After his election, Jawaharlal was taken around the city in a carriage pulled by Congress workers, and Motilal was one of them to give the support of his shoulder to the carriage. In fact, he groomed his son for the top post in a very calculated way. In those days, Congress leaders moved around with long pieces of cloth spread out to collect funds. When Jawaharlal went on the mission, the mobilisation was huge. The fact was that Motilal deployed his own people with heavy amounts in different parts of the city to be dropped in his son’s kitty. It created an impression about Jawaharlal’s soaring popularity.

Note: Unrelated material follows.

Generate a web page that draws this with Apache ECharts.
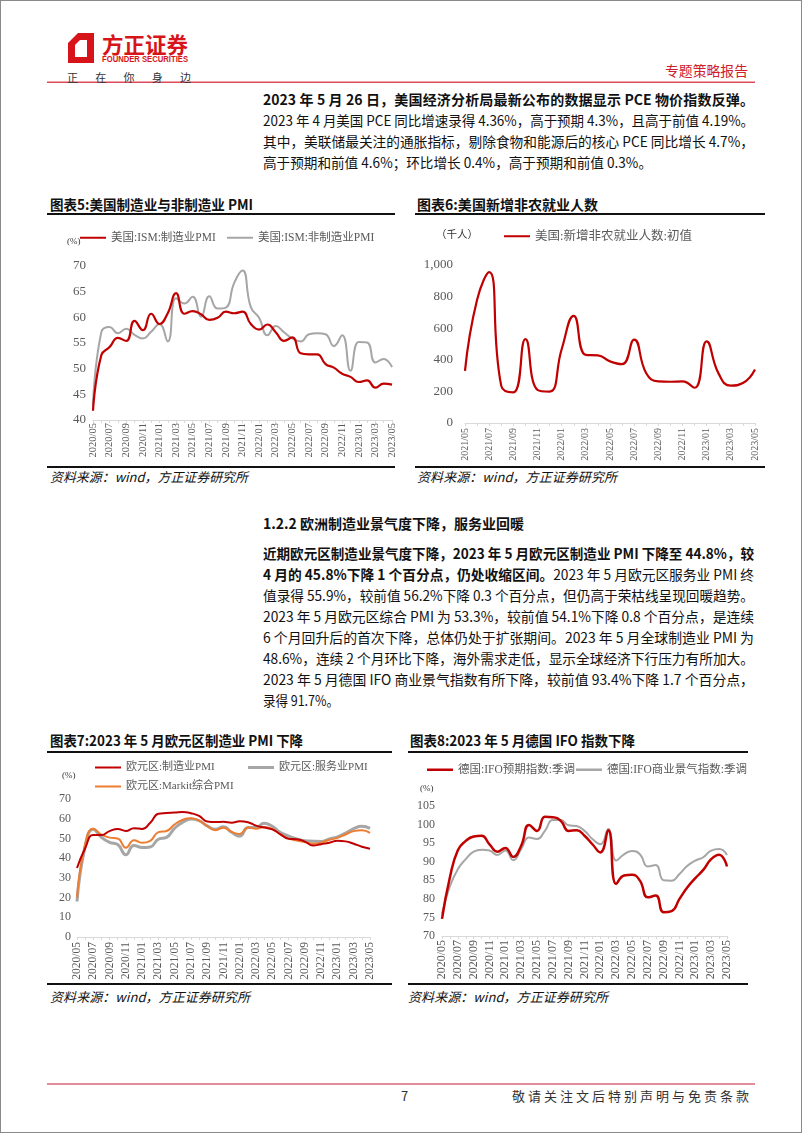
<!DOCTYPE html>
<html><head><meta charset="utf-8">
<script src="https://cdn.jsdelivr.net/npm/echarts@6/dist/echarts.min.js"></script>
<style>
html,body{margin:0;padding:0;background:#fff;}
body{width:802px;height:1133px;position:relative;overflow:hidden;font-family:"Noto Sans CJK SC",sans-serif;color:#111;}
.frame{position:absolute;left:0;top:0;width:802px;height:1133px;box-sizing:border-box;border:1px solid #8a8a8a;}
.t{position:absolute;line-height:20px;height:20px;}
.p{left:263px;font-size:14px;font-family:"Liberation Sans Narrow","Noto Sans CJK SC",sans-serif;color:#111;}
.j{text-align:justify;text-align-last:justify;}
.ttl{font-size:14px;font-weight:bold;}
.src{font-size:13px;font-style:italic;}
.rule{position:absolute;height:2px;background:#111;}
.chart{position:absolute;}
</style></head>
<body>
<div class="frame"></div>

<!-- header -->
<svg style="position:absolute;left:0;top:0" width="802" height="90">
  <polygon points="68,63 68,43 78,33 94,33 94,63" fill="#d7141a"/>
  <polygon points="75,57 75,45 80,40 87,40 87,57" fill="#fff"/>
  <polygon points="68,43 78,33 82,33 72,43" fill="#fff" opacity="0.0"/>
  <rect x="47" y="81.5" width="708" height="1.5" fill="#dd4a5a"/>
</svg>
<div class="t" data-w="86" style="left:102px;top:30px;height:26px;line-height:26px;font-size:22px;font-weight:bold;color:#d7141a;">方正证券</div>
<div class="t" data-w="86" style="left:102px;top:54px;height:10px;line-height:10px;font-size:8.5px;font-weight:bold;color:#d7141a;font-family:'Liberation Sans',sans-serif;">FOUNDER SECURITIES</div>
<div class="t" style="left:67px;top:67px;width:124px;font-size:11px;color:#333;display:flex;justify-content:space-between;"><span>正</span><span>在</span><span>你</span><span>身</span><span>边</span></div>
<div class="t" data-w="83" style="left:665px;top:60px;font-size:14px;color:#d0202e;">专题策略报告</div>

<!-- paragraph 1 -->
<div class="t p j" data-w="491" style="top:89px;font-weight:bold;">2023 年 5 月 26 日，美国经济分析局最新公布的数据显示 PCE 物价指数反弹。</div>
<div class="t p j" data-w="491" style="top:110px;">2023 年 4 月美国 PCE 同比增速录得 4.36%，高于预期 4.3%，且高于前值 4.19%。</div>
<div class="t p j" data-w="491" style="top:131px;">其中，美联储最关注的通胀指标，剔除食物和能源后的核心 PCE 同比增长 4.7%，</div>
<div class="t p" data-w="389" style="top:152px;">高于预期和前值 4.6%；环比增长 0.4%，高于预期和前值 0.3%。</div>

<!-- chart 5 / 6 frames -->
<div class="t ttl" data-w="203" style="left:50px;top:194px;">图表5:美国制造业与非制造业 PMI</div>
<div class="rule" style="left:47px;top:213px;width:348px;"></div>
<div class="rule" style="left:47px;top:466px;width:348px;"></div>
<div class="t src" data-w="198" style="left:50px;top:467px;">资料来源：wind，方正证券研究所</div>

<div class="t ttl" data-w="181" style="left:417px;top:194px;">图表6:美国新增非农就业人数</div>
<div class="rule" style="left:415px;top:213px;width:350px;"></div>
<div class="rule" style="left:415px;top:466px;width:350px;"></div>
<div class="t src" data-w="200" style="left:417px;top:467px;">资料来源：wind，方正证券研究所</div>

<!-- section 1.2.2 -->
<div class="t p" data-w="261" style="top:513px;font-weight:bold;">1.2.2 欧洲制造业景气度下降，服务业回暖</div>
<div class="t p j" data-w="491" style="top:543px;font-weight:bold;">近期欧元区制造业景气度下降，2023 年 5 月欧元区制造业 PMI 下降至 44.8%，较</div>
<div class="t p j" data-w="491" style="top:564px;"><b>4 月的 45.8%下降 1 个百分点，仍处收缩区间。</b>2023 年 5 月欧元区服务业 PMI 终</div>
<div class="t p j" data-w="491" style="top:585px;">值录得 55.9%，较前值 56.2%下降 0.3 个百分点，但仍高于荣枯线呈现回暖趋势。</div>
<div class="t p j" data-w="491" style="top:606px;">2023 年 5 月欧元区综合 PMI 为 53.3%，较前值 54.1%下降 0.8 个百分点，是连续</div>
<div class="t p j" data-w="491" style="top:627px;">6 个月回升后的首次下降，总体仍处于扩张期间。2023 年 5 月全球制造业 PMI 为</div>
<div class="t p j" data-w="491" style="top:648px;">48.6%，连续 2 个月环比下降，海外需求走低，显示全球经济下行压力有所加大。</div>
<div class="t p j" data-w="491" style="top:669px;">2023 年 5 月德国 IFO 商业景气指数有所下降，较前值 93.4%下降 1.7 个百分点，</div>
<div class="t p" data-w="76" style="top:690px;">录得 91.7%。</div>

<!-- chart 7 / 8 frames -->
<div class="t ttl" data-w="253" style="left:50px;top:730px;">图表7:2023 年 5 月欧元区制造业 PMI 下降</div>
<div class="rule" style="left:47px;top:751px;width:345px;"></div>
<div class="rule" style="left:47px;top:983px;width:345px;"></div>
<div class="t src" data-w="200" style="left:50px;top:987px;">资料来源：wind，方正证券研究所</div>

<div class="t ttl" data-w="225" style="left:410px;top:730px;">图表8:2023 年 5 月德国 IFO 指数下降</div>
<div class="rule" style="left:408px;top:751px;width:340px;"></div>
<div class="rule" style="left:408px;top:983px;width:340px;"></div>
<div class="t src" data-w="200" style="left:408px;top:987px;">资料来源：wind，方正证券研究所</div>

<!-- footer -->
<div style="position:absolute;left:47px;top:1083px;width:708px;height:1.5px;background:#e38d9b;"></div>
<div class="t" style="left:401px;top:1086px;font-size:13px;color:#333;">7</div>
<div class="t" data-w="237" style="left:512px;top:1086px;font-size:13px;color:#333;">敬请关注文后特别声明与免责条款</div>

<div id="c5" class="chart" style="left:47px;top:218px;width:350px;height:247px;"></div>
<div id="c6" class="chart" style="left:417px;top:218px;width:350px;height:247px;"></div>
<div id="c7" class="chart" style="left:47px;top:757px;width:350px;height:225px;"></div>
<div id="c8" class="chart" style="left:407px;top:757px;width:350px;height:225px;"></div>

<script>
// ---------- data ----------
const months2020 = ['2020/05','2020/06','2020/07','2020/08','2020/09','2020/10','2020/11','2020/12',
  '2021/01','2021/02','2021/03','2021/04','2021/05','2021/06','2021/07','2021/08','2021/09','2021/10','2021/11','2021/12',
  '2022/01','2022/02','2022/03','2022/04','2022/05','2022/06','2022/07','2022/08','2022/09','2022/10','2022/11','2022/12',
  '2023/01','2023/02','2023/03','2023/04','2023/05'];
const months2021 = ['2021/05','2021/06','2021/07','2021/08','2021/09','2021/10','2021/11','2021/12',
  '2022/01','2022/02','2022/03','2022/04','2022/05','2022/06','2022/07','2022/08','2022/09','2022/10','2022/11','2022/12',
  '2023/01','2023/02','2023/03','2023/04','2023/05'];

const ismMfg = [41.8,52.6,54.2,56.0,55.4,59.3,57.5,60.7,58.7,60.8,64.7,60.7,61.2,60.6,59.5,59.9,61.1,60.8,61.1,58.7,
  57.6,58.6,57.1,55.4,56.1,53.0,52.8,52.8,50.9,50.2,49.0,48.4,47.4,47.7,46.3,47.1,46.9];
const ismSvc = [42.8,57.1,58.1,56.9,57.8,56.6,55.9,57.2,58.7,55.3,63.7,62.7,64.0,60.1,64.1,61.7,61.9,66.7,69.1,62.0,
  59.9,56.5,58.3,57.1,55.9,55.3,56.7,56.9,56.7,54.4,56.5,49.6,55.2,55.1,51.2,51.9,50.3];

const nfp = [330,780,955,235,194,531,210,199,467,678,431,428,390,372,528,315,263,261,263,223,517,311,236,253,339];

const euMfg = [35,45,51.8,51.7,53.7,54.8,53.8,55.2,54.8,57.9,62.5,62.9,63.1,63.4,62.8,61.4,58.6,58.3,58.4,58.0,
  58.7,58.2,56.5,55.5,54.6,52.1,49.8,49.6,48.4,46.4,47.1,47.8,48.8,48.5,47.3,45.8,44.8];
const euSvc = [18,46,54.7,50.5,48.0,46.9,41.7,46.4,45.4,45.7,49.6,50.5,55.2,58.3,59.8,59.0,56.4,54.6,55.9,53.1,
  51.1,55.5,55.6,57.7,56.1,53.0,51.2,49.8,48.8,48.6,48.5,49.8,50.8,52.7,55.0,56.2,55.1];
const euComp = [20,47,54.9,51.9,50.4,50.0,45.3,49.1,47.8,48.8,53.2,53.8,57.1,59.5,60.2,59.0,56.2,54.2,55.4,53.3,
  52.3,55.5,54.9,55.8,54.8,52.0,49.9,48.9,48.1,47.3,47.8,49.3,50.3,52.0,53.7,54.1,52.8];

const ifoExp = [74.6,85.8,93.1,95.6,96.8,97.0,94.7,92.7,93.7,91.3,94.3,99.9,98.3,102.1,102.0,101.0,98.3,98.5,97.0,94.7,
  92.5,98.5,84.0,86.3,86.5,84.9,80.4,80.9,76.4,76.7,80.0,83.1,85.6,87.8,90.7,91.9,88.7];
const ifoClim = [76.0,83.4,88.0,90.7,92.7,93.2,93.0,91.8,93.0,90.4,93.4,96.5,96.1,98.3,101.2,101.2,99.8,99.6,98.3,96.1,
  94.7,98.8,90.3,92.0,92.9,92.0,88.7,89.1,85.0,84.9,86.7,88.9,90.3,91.2,93.0,93.4,91.8];

// ---------- text fitting ----------
document.querySelectorAll('[data-w]').forEach(el => {
  const target = +el.dataset.w;
  const just = el.classList.contains('j');
  el.style.width = 'auto';
  el.style.whiteSpace = 'nowrap';
  const w = el.getBoundingClientRect().width;
  if (w > target) {
    el.classList.remove('j');
    el.style.transformOrigin = '0 50%';
    el.style.transform = 'scaleX(' + (target / w) + ')';
  } else if (just) {
    el.style.width = target + 'px';
    el.style.whiteSpace = 'normal';
  } else {
    const n = el.textContent.length;
    el.style.letterSpacing = ((target - w) / Math.max(1, n - 1)) + 'px';
  }
});

// ---------- charts ----------
const SERIF = "'Liberation Serif','Noto Sans CJK SC',serif";
const GRAYTXT = '#595959';
function xAxis(cats, fs, margin) {
  return { type: 'category', data: cats, boundaryGap: false,
    axisLine: { show: true, lineStyle: { color: '#d9d9d9', width: 1 } },
    axisTick: { show: true, interval: 0, length: 3, lineStyle: { color: '#d9d9d9' } },
    axisLabel: { interval: 1, rotate: 90, fontSize: fs, color: GRAYTXT, fontFamily: SERIF, margin: margin },
    splitLine: { show: false } };
}
function yAxis(min, max, interval, fs, margin, fmt) {
  return { type: 'value', min: min, max: max, interval: interval,
    axisLine: { show: false }, axisTick: { show: false }, splitLine: { show: false },
    axisLabel: { fontSize: fs, color: GRAYTXT, fontFamily: SERIF, margin: margin, formatter: fmt } };
}
function legend(name, left, top, fs, h) {
  return { data: [{ name: name }], left: left, top: top, padding: 0, icon: 'rect', itemWidth: 26, itemHeight: h,
    itemGap: 0, selectedMode: false, textStyle: { fontSize: fs, color: GRAYTXT, fontFamily: SERIF } };
}
function line(name, data, color, width, z) {
  return { name: name, type: 'line', data: data, smooth: true, symbol: 'none', z: z,
    lineStyle: { color: color, width: width }, itemStyle: { color: color } };
}
function pct(left, top, fs) {
  return { type: 'text', left: left, top: top, style: { text: '(%)', fontSize: fs, fill: '#333', fontFamily: SERIF } };
}
const RED = '#c00000', GRAY = '#a6a6a6', ORANGE = '#ed7d31';

const c5 = echarts.init(document.getElementById('c5'), null, { renderer: 'canvas' });
c5.setOption({
  animation: false,
  grid: { left: 46, right: 5, top: 48, bottom: 45, outerBoundsMode: 'none' },
  xAxis: xAxis(months2020, 10.5, 3),
  yAxis: yAxis(40, 70, 5, 13, 7),
  legend: [legend('美国:ISM:制造业PMI', 33, 14, 11.5, 2), legend('美国:ISM:非制造业PMI', 180, 14, 11.5, 2)],
  graphic: [pct(20, 19, 9)],
  series: [line('美国:ISM:非制造业PMI', ismSvc, GRAY, 2, 2), line('美国:ISM:制造业PMI', ismMfg, RED, 2.2, 3)]
});

const c6 = echarts.init(document.getElementById('c6'), null, { renderer: 'canvas' });
c6.setOption({
  animation: false,
  grid: { left: 48, right: 12, top: 47, bottom: 42, outerBoundsMode: 'none' },
  xAxis: xAxis(months2021, 10, 5),
  yAxis: yAxis(0, 1000, 200, 13, 12, v => v.toLocaleString('en-US')),
  legend: [legend('美国:新增非农就业人数:初值', 87, 12, 12.5, 2)],
  graphic: [{ type: 'text', left: 19, top: 12, style: { text: '（千人）', fontSize: 10.5, fill: '#333', fontFamily: SERIF } }],
  series: [line('美国:新增非农就业人数:初值', nfp, RED, 2.2, 3)]
});

const c7 = echarts.init(document.getElementById('c7'), null, { renderer: 'canvas' });
c7.setOption({
  animation: false,
  grid: { left: 30, right: 27, top: 42, bottom: 45, outerBoundsMode: 'none' },
  xAxis: xAxis(months2020, 11.5, 5),
  yAxis: yAxis(0, 70, 10, 12, 6),
  legend: [legend('欧元区:制造业PMI', 48, 5, 11, 2), legend('欧元区:服务业PMI', 201, 5, 11, 3),
           legend('欧元区:Markit综合PMI', 48, 24, 11, 2)],
  graphic: [pct(15, 14, 9)],
  series: [line('欧元区:服务业PMI', euSvc, GRAY, 3, 1), line('欧元区:制造业PMI', euMfg, RED, 2, 3),
           line('欧元区:Markit综合PMI', euComp, ORANGE, 2, 2)]
});

const c8 = echarts.init(document.getElementById('c8'), null, { renderer: 'canvas' });
c8.setOption({
  animation: false,
  grid: { left: 35, right: 30, top: 49, bottom: 46, outerBoundsMode: 'none' },
  xAxis: xAxis(months2020, 12, 4),
  yAxis: yAxis(70, 105, 5, 12, 7),
  legend: [legend('德国:IFO预期指数:季调', 20, 7, 11.5, 2.5), legend('德国:IFO商业景气指数:季调', 169, 7, 11.5, 2.5)],
  graphic: [pct(13, 27, 9)],
  series: [line('德国:IFO商业景气指数:季调', ifoClim, GRAY, 2, 2), line('德国:IFO预期指数:季调', ifoExp, RED, 2.5, 3)]
});
</script>
</body></html>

Jawaharlal continued the tradition after becoming Prime Minister and gave important positions to his sister and cousins Vijayalakshmi, B.K. Nehru, Ratan Nehru. Then Indira Gandhi was made Congress president in 1959. Mahavir Tyagi protested against it when her name was mooted in a letter to Jawaharlal Nehru dated January 31, 1959, asking him to stop Indira from becoming president, or else he (Nehru) should step down as PM. Nehru replied that her election would be quite appropriate for various reasons. Indira Gandhi went a step further and did away with the system of party elections in the early 1970s, that was revived by P.V. Narasimha Rao in 1992, but it was more to sideline the Nehru-Gandhi family loyalists than to restore internal democracy in the party. Sitaram Kesri was the last elected president, who was ousted unceremoniously in 1998 when Sonia Gandhi took over without an election, and continues as such till this date. Now it has to be seen if Rahul Gandhi prefers an election or comes through the backdoor.
Unfortunately, most political parties in India are functioning like single proprietor firms having one supremo, not subject to any law. The Constitution recognised political parties for the first time in 1985, when the anti-defection law came into force, creating Schedule X. Apart from it, there is no law to regulate them. The Commission to Review the Working of the Constitution (2002), headed by Justice M.N. Venkatachaliah, recommended the enactment of some laws to regulate them. But no action has been taken so far. In the United States and Canada, progressive movements in the first two decades of the last century brought an end to parties’ high command culture by enacting suitable laws. In the US, party members decide on candidates in every election — senatorial, gubernatorial or presidential. If India can also make appropriate laws to end the supremo culture, it will be the death knell for dynastic politics.